The bill creates a role for the Privacy and Civil Liberties Board (PCLOB) and the individual agency privacy officers to provide additional oversight of the government’s use of information received from the private sector under this bill.

The bill provides clear authority to the Federal Government to undertake reasonable efforts to limit the impact on privacy and civil liberties in the act of sharing the cyber threat information.

MYTH: The government will amass countless amounts of data on U.S. citizens which will sit on government computer servers.

FACT: The bill prohibits the Federal Government from retaining or using information other than for purposes specified in the legislation.

The bill requires the government to establish minimization procedures to limit the receipt, retention and use of personally identifiable information not necessary to protect systems or networks.

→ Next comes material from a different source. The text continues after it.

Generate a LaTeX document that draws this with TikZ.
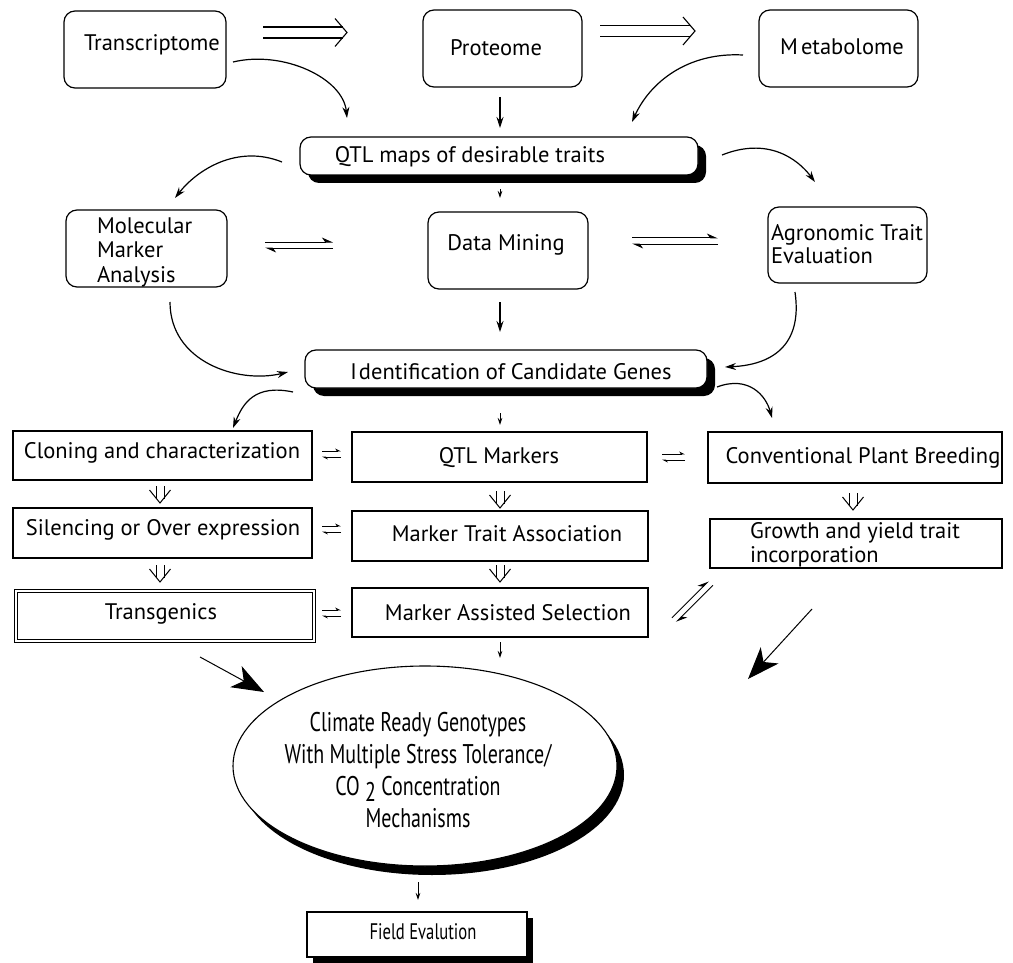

MYTH: There is no redress against the government if the government mishandles an individual’s private information.

FACT: The bill establishes liability if the government violates restrictions on use, disclosure or retention of information.

Page 16, Line 1: ‘‘(d) FEDERAL GOVERNMENT LIABILITY FOR VIOLATIONS OF RESTRICTIONS ON THE DISCLOSURE, USE, AND PROTECTION OF VOLUNTARILY SHARED INFORMATION.—‘‘(1) IN GENERAL.—If a department or agency of the Federal Government intentionally or willfully violates subsection (b)(3)(D) or subsection (c) with respect to the disclosure, use, or protection of voluntarily shared cyber threat information shared under this section, the United States shall be liable to a person adversely affected by such violation in an amount equal to the sum of—(A) the actual damages sustained by the person as a result of the violation or $1,000, whichever is greater; and (B) the costs of the action together with reasonable attorney fees as determined by the court. (2) VENUE.—An action to enforce liability created under this subsection may be brought in the district court of the United States in—(A) the district in which the complainant resides; (B) the district in which the principal place of business of the complainant is located; (C) the district in which the department or agency of the Federal Government that disclosed the information is located; or (D) the District of Columbia. (3) STATUTE OF LIMITATIONS.—No action shall lie under this subsection unless such action is commenced not later than two years after the date of the violation of subsection (b)(3)(D) or subsection (c) that is the basis for the action.(4) EXCLUSIVE CAUSE OF ACTION.—A cause of action under this subsection shall be the exclusive means available to a complainant seeking a remedy for a violation of subsection (b)(3)(D) or subsection (c).”

MYTH: The private sector will be able to share individuals’ private information under this bill or can use it for marketing purposes.

FACT: The bill only allows the private sector to share information that relates directly to a cyber security purpose and they can only share cyber threat information.

Cyber threat information is specifically defined in the bill starting on Page 23, Line 2 (listed above).

Chairman Rogers is Chairman of the House Intelligence Committee and is a national leader on national security policy. He served as an FBI special agent before being elected to the Michigan Senate in 1995. He has served Michigan’s Eighth Congressional District in Congress since 2001.